Another candidate for the prize, Daniyal Mueenuddin, who grew up in Pakistan and Wisconsin, lives in the southern Punjab but is spending a year in London. His enthralling collection, “In Other Rooms, Other Wonders,” a series of interconnected stories set mostly in Pakistan (with detours to Paris, and, tangentially, the United States), evokes Guy de Maupassant or, a more recent author, the Indian-American Manil Suri, who wrote “The Death of Vishnu.” Who, reading Maupassant, thinks, “Oh, there’s a Frenchman for you?” Who, reading “The Death of Vishnu,” thinks: “I can’t relate. I’ve never slept on a Bombay stairwell?” One of Mr. Mueenuddin’s characters, a wealthy Pakistani, tells her husband, who fantasizes that if he had been born in America, he wouldn’t be “weighed down by history,” that he’s wrong. “Just because an American runs away, to Kansas or Wyoming, doesn’t mean that he succeeds in escaping whatever it is he left behind,” she says. “Like all of us, he carries it with him.” Mr. Mueenuddin transcends place; he’s as American as he wants to be, even if most of his stories take place in the region served by Pakistan’s M-2 motorway and not Wisconsin’s I-94.
These writers, in expressing their associations and wide-ranging stomping grounds, show readers “what the world is.” By the same token, this year’s native nominees make their purely American experience sharable. The rookie, Bonnie Jo Campbell, grew up in rural Michigan. She writes about her home state in an arrestingly insightful debut story collection called “American Salvage.” The veteran author Jayne Anne Phillips was born in West Virginia and now lives in New Jersey. She sets her fourth novel, “Lark and Termite,” in the 1950s, resting her sensitive, knowing gaze on two children in West Virginia and a father lost to the Korean War.
And yet ... not all fiction rises to this level; not all American fiction, and not all foreign fictions. A year has given the sting of Horace Engdahl’s slap in the face time to cool. It’s true that the work of some writers does not thrive when it’s plucked from its surrounding soil. Any open-minded critic who regularly receives offerings of new books or translations from Europe, the Middle East or Asia knows the bitter experience of opening a book by an unknown foreign author with anticipation, only to cast it away in irritation or boredom, finding it impossible to engage with a novel that was esteemed in a distant land.

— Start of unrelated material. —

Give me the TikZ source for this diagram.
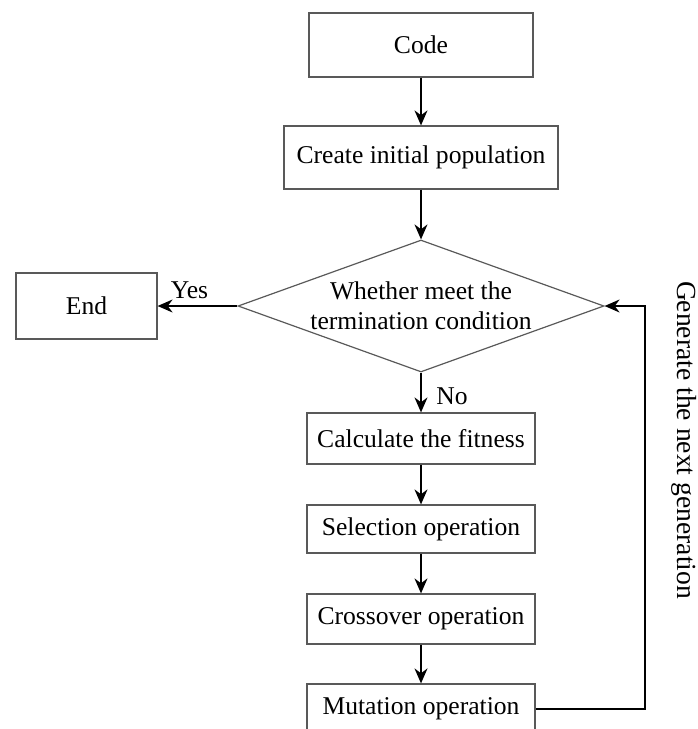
\documentclass[tikz,border=0pt]{standalone}
\usepackage{fontspec}
\setmainfont{Liberation Serif}
\usetikzlibrary{shapes.geometric,arrows.meta}

\begin{document}
\begin{tikzpicture}[
      x=0.5pt, y=-0.5pt,
      every node/.style={font=\fontsize{12.8}{15}\selectfont},
      block/.style={draw=black!65, line width=0.6pt, inner sep=0pt},
      decide/.style={diamond, draw=black!65, line width=0.6pt, inner sep=0pt, aspect=2.77, align=center},
      flow/.style={line width=0.8pt, -{Stealth[length=7.5pt,width=6.5pt]}}
    ]
    \useasboundingbox (0,0) rectangle (697,729);
    % Draw the steps.
    \node[block, minimum width=112pt, minimum height=32pt] (code) at (421,45) {Code};
    \node[block, minimum width=137pt, minimum height=31.5pt] (create) at (421,157.5) {Create initial population};
    \node[decide, minimum width=183pt, minimum height=66pt] (cond) at (421,306) {Whether meet the\\termination condition};
    \node[block, minimum width=70.5pt, minimum height=33pt] (endn) at (86.5,306) {End};
    \node[block, minimum width=114pt, minimum height=25.5pt] (fit) at (421,438.5) {Calculate the fitness};
    \node[block, minimum width=114pt, minimum height=24pt] (sel) at (421,529) {Selection operation};
    \node[block, minimum width=114pt, minimum height=25pt] (cross) at (421,619) {Crossover operation};
    \node[block, minimum width=114pt, minimum height=25pt] (mut) at (421,709) {Mutation operation};
    \coordinate (back) at (645,306);
    % Draw the transitions.
    \draw[flow] (code) -- (create);
    \draw[flow] (create) -- (cond);
    \draw[flow] (cond) -- node[right, pos=0.6, xshift=4pt] {No} (fit);
    \draw[flow] (cond) -- node[above, pos=0.6] {Yes} (endn);
    \draw[flow] (fit) -- (sel);
    \draw[flow] (sel) -- (cross);
    \draw[flow] (cross) -- (mut);
    \draw[flow] (mut.east) -| (back) -- (cond.east);
    \node[rotate=-90, font=\fontsize{13.8}{16}\selectfont] (gen) at (684,440) {Generate the next generation};
    \end{tikzpicture}
\end{document}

And it’s also true that there are limitations to how much a reader can appreciate cultural preoccupations that differ too greatly from the reader’s own. Many French readers have a passion for short, self-serious, faux-philosophical novels that stupefy American sensibilities. Many German and Northern European contemporary novels zestfully catalogue bleak, pessimistic realities that strike an American audience as profoundly depressing. Middle Eastern fiction at the current moment lacks a Jane Austen who could win over an American female readership. By the same token, why should anyone be surprised if the Middle East couldn’t care less about the Ya-Ya Sisterhood and its divine secrets; or if the Germans don’t share our obsession with the Vietnam War (just as we tire of their revisitations of World War II); or if the French don’t care for the meditative descriptions in the tomes of American short stories that emerge from M.F.A. programs from Iowa to the Atlantic Ocean. Not every taste travels. But that doesn’t rob it of its intrinsic value, or of its appeal to the land that produced it.
On Nov. 18, only one of the five authors that the National Book Awards selected will get the laurels. Will it be the Dubliner turned New Yorker? The Ugandan-British Yank? The Pakistani-American? The Michigander? The West Virginian? Whoever it is, he or she will be a writer who expands the versatile adjective “American,” enriching the world’s understanding of itself.
Liesl Schillinger is a literary critic and translator.